Some records

========================================

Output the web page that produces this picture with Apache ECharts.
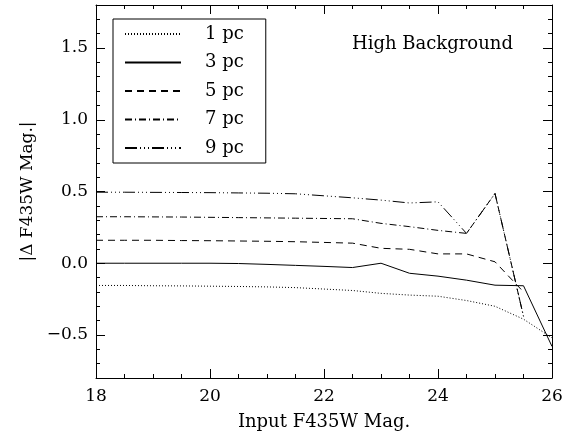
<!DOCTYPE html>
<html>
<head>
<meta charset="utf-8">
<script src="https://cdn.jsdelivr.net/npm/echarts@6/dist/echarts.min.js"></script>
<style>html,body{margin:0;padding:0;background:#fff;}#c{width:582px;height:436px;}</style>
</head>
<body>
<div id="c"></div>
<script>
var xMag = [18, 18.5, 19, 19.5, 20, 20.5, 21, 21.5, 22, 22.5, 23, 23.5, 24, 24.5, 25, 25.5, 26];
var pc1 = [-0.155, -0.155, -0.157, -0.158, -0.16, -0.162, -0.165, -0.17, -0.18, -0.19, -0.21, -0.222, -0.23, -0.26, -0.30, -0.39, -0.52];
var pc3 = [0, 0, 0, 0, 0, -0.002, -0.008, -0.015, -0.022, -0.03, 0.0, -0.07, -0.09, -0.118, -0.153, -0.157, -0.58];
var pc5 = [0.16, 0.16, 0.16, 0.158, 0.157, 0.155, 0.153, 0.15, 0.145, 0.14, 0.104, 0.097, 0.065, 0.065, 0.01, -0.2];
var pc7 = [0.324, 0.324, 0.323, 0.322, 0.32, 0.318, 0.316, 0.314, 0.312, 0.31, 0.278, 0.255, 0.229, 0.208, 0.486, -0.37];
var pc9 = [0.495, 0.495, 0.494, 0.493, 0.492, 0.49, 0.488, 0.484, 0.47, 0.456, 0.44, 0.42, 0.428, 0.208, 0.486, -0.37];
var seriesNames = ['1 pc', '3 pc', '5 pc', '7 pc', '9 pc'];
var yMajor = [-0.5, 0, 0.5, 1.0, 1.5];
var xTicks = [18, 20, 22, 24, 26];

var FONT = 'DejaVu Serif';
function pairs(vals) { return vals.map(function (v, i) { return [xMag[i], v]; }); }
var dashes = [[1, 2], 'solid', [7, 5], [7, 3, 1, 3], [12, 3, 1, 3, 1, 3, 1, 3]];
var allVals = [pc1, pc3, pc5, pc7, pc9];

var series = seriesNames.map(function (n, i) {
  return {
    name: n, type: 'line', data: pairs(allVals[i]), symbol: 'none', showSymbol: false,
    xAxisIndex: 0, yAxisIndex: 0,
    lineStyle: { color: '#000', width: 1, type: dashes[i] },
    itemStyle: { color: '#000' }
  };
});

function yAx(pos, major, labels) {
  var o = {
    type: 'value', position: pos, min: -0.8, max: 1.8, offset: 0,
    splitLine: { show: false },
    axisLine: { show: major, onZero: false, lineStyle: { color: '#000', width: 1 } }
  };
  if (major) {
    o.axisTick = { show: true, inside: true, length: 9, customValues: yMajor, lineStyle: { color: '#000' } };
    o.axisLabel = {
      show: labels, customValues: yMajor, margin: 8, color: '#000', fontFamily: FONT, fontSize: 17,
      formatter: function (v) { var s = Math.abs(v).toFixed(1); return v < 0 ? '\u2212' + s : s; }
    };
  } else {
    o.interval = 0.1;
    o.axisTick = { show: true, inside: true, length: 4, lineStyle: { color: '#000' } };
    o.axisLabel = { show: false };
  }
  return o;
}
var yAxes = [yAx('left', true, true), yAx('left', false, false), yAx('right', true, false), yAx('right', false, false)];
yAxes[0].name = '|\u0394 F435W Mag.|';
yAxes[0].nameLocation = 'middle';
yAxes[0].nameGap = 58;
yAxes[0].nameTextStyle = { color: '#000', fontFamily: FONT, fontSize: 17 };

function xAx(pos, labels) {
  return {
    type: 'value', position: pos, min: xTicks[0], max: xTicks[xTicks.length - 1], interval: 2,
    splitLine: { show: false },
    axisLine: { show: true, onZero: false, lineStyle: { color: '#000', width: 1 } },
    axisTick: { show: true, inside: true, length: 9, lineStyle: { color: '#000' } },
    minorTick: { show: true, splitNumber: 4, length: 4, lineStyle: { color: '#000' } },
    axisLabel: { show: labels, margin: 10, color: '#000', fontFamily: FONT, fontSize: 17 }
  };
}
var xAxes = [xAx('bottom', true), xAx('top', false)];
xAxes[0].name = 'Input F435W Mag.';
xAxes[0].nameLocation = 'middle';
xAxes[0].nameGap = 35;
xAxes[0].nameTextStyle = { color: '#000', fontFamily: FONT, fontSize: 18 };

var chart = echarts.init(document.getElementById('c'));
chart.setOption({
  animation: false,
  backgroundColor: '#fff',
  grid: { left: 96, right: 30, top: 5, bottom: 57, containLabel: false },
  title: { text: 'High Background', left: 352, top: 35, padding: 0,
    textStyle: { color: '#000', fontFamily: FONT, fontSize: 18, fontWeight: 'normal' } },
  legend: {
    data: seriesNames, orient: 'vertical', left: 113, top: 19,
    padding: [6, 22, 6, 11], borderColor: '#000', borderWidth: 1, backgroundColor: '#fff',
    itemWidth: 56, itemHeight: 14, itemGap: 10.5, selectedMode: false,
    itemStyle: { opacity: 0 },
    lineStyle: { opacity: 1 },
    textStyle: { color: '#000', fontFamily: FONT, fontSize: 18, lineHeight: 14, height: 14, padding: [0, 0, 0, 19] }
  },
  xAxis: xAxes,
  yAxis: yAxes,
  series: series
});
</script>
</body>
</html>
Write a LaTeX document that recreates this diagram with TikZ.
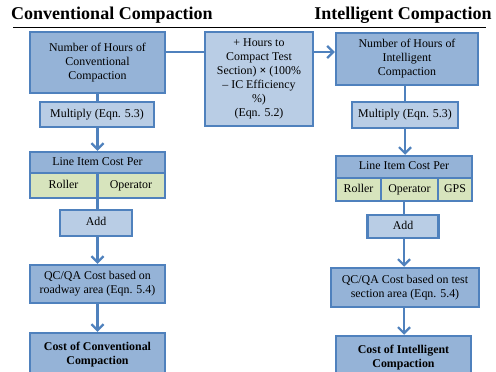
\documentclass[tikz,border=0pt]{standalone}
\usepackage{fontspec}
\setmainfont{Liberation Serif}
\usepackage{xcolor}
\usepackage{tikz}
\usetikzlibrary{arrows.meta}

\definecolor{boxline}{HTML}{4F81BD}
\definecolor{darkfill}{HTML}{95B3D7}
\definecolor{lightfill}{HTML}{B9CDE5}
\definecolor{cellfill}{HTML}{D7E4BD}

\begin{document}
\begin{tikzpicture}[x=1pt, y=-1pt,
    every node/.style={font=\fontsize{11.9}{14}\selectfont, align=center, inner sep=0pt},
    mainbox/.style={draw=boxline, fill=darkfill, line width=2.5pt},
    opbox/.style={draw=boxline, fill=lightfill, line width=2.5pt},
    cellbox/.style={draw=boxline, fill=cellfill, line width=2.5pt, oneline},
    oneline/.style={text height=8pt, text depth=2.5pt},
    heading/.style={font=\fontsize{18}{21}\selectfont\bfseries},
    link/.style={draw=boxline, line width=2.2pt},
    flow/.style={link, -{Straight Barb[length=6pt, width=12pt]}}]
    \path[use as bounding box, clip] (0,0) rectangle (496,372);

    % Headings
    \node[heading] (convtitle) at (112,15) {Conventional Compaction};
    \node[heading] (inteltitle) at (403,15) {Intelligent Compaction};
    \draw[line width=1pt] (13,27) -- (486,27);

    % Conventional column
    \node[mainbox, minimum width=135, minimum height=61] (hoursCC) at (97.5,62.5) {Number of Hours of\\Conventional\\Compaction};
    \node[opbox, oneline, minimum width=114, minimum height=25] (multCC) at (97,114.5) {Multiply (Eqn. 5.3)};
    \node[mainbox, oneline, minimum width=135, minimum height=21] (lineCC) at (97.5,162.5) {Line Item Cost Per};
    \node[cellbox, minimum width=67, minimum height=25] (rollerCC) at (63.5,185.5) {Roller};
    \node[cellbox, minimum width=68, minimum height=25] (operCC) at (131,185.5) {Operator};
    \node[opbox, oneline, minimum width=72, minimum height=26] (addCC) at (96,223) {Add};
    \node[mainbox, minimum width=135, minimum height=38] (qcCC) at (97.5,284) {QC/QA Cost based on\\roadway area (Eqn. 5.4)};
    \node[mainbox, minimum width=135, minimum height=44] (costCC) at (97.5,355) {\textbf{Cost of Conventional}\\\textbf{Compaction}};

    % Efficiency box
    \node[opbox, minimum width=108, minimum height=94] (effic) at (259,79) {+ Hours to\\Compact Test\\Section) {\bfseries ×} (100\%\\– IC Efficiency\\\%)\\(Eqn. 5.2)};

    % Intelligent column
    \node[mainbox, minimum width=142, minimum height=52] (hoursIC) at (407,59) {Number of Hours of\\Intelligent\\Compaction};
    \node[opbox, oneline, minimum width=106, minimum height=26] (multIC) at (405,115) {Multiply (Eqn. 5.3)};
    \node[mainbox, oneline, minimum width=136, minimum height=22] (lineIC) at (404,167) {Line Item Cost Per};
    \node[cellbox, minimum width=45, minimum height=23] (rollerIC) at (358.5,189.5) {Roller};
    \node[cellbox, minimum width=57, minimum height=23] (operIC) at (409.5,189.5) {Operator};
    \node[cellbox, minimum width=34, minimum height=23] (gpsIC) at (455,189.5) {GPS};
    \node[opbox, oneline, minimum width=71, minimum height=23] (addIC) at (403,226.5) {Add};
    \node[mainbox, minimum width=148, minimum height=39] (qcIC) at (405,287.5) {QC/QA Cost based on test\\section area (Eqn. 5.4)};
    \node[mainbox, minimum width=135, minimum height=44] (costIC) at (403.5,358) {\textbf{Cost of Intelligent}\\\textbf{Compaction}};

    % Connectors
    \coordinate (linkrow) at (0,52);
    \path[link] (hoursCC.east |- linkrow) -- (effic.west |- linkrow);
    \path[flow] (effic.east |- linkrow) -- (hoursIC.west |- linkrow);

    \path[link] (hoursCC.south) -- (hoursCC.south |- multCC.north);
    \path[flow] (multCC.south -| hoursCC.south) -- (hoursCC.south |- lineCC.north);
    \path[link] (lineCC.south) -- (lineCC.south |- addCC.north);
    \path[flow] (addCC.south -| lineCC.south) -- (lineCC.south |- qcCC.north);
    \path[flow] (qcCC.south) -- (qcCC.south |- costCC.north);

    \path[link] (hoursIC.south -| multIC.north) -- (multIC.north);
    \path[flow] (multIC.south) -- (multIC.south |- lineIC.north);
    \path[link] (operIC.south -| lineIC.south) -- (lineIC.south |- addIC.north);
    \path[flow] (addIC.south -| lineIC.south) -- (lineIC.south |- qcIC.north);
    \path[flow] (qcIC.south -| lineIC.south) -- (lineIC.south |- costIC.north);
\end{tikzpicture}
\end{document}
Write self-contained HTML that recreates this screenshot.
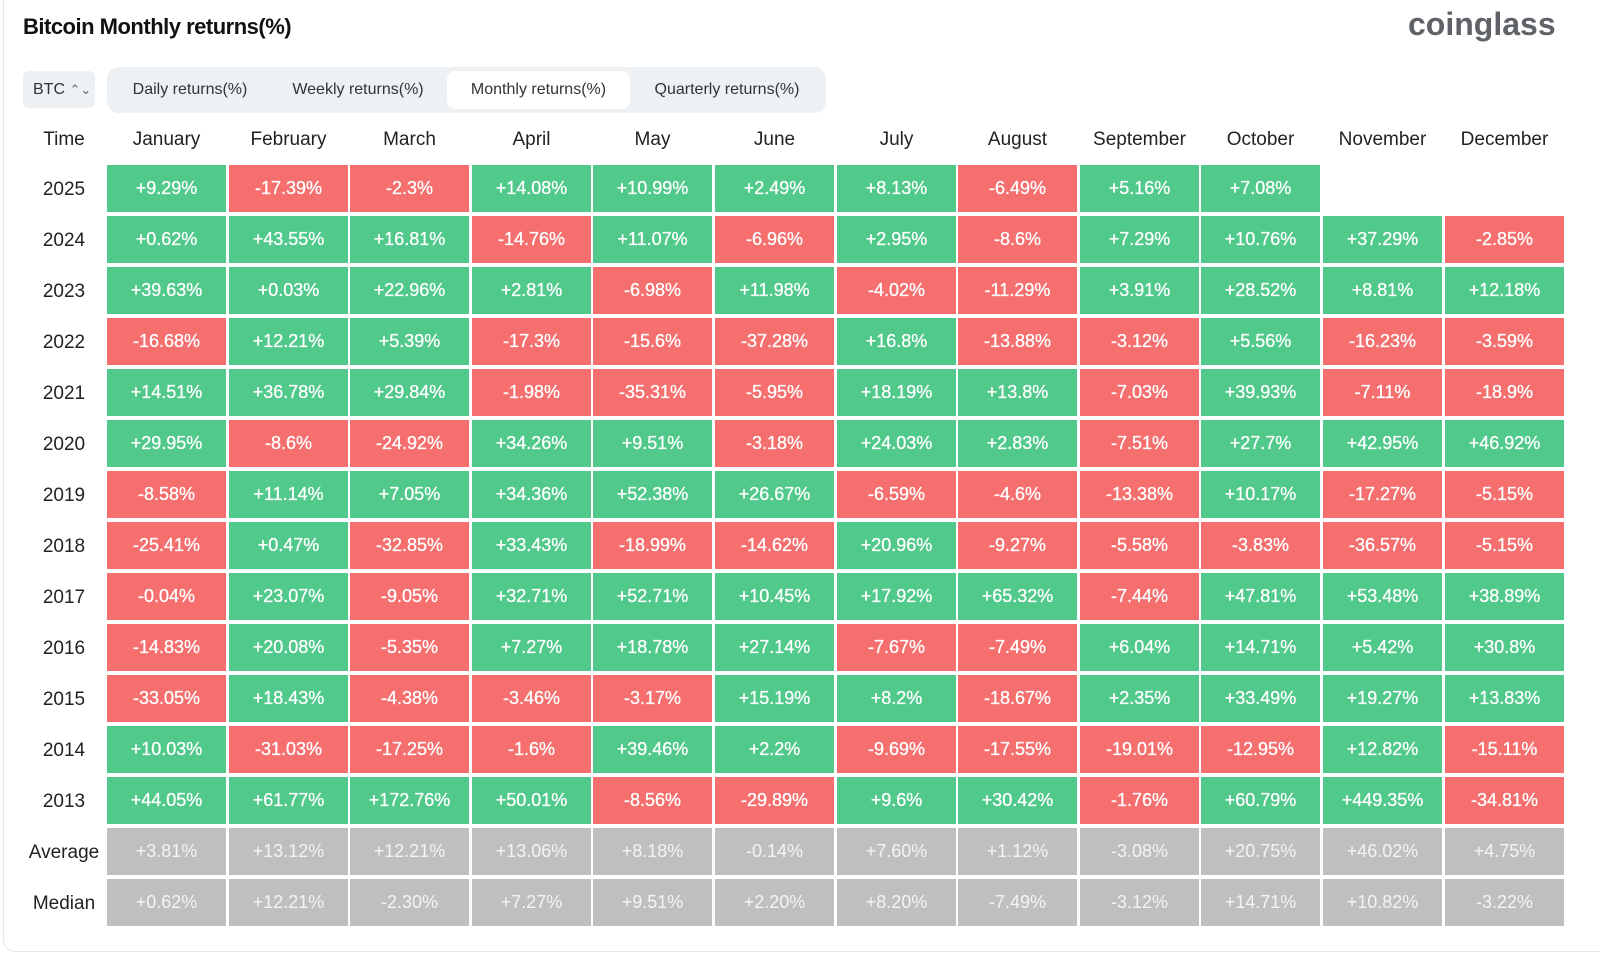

========================================

TASK DETAILS
Please quote the lines of the material, beginning with the first and ending with the one that contains "var allVals = [pc1, pc3, pc5, pc7, pc9];", exactly as written and without any pictures.

EXERCISE RESPONSE
Output the web page that produces this picture with Apache ECharts.
<!DOCTYPE html>
<html>
<head>
<meta charset="utf-8">
<script src="https://cdn.jsdelivr.net/npm/echarts@6/dist/echarts.min.js"></script>
<style>html,body{margin:0;padding:0;background:#fff;}#c{width:582px;height:436px;}</style>
</head>
<body>
<div id="c"></div>
<script>
var xMag = [18, 18.5, 19, 19.5, 20, 20.5, 21, 21.5, 22, 22.5, 23, 23.5, 24, 24.5, 25, 25.5, 26];
var pc1 = [-0.155, -0.155, -0.157, -0.158, -0.16, -0.162, -0.165, -0.17, -0.18, -0.19, -0.21, -0.222, -0.23, -0.26, -0.30, -0.39, -0.52];
var pc3 = [0, 0, 0, 0, 0, -0.002, -0.008, -0.015, -0.022, -0.03, 0.0, -0.07, -0.09, -0.118, -0.153, -0.157, -0.58];
var pc5 = [0.16, 0.16, 0.16, 0.158, 0.157, 0.155, 0.153, 0.15, 0.145, 0.14, 0.104, 0.097, 0.065, 0.065, 0.01, -0.2];
var pc7 = [0.324, 0.324, 0.323, 0.322, 0.32, 0.318, 0.316, 0.314, 0.312, 0.31, 0.278, 0.255, 0.229, 0.208, 0.486, -0.37];
var pc9 = [0.495, 0.495, 0.494, 0.493, 0.492, 0.49, 0.488, 0.484, 0.47, 0.456, 0.44, 0.42, 0.428, 0.208, 0.486, -0.37];
var seriesNames = ['1 pc', '3 pc', '5 pc', '7 pc', '9 pc'];
var yMajor = [-0.5, 0, 0.5, 1.0, 1.5];
var xTicks = [18, 20, 22, 24, 26];

var FONT = 'DejaVu Serif';
function pairs(vals) { return vals.map(function (v, i) { return [xMag[i], v]; }); }
var dashes = [[1, 2], 'solid', [7, 5], [7, 3, 1, 3], [12, 3, 1, 3, 1, 3, 1, 3]];
var allVals = [pc1, pc3, pc5, pc7, pc9];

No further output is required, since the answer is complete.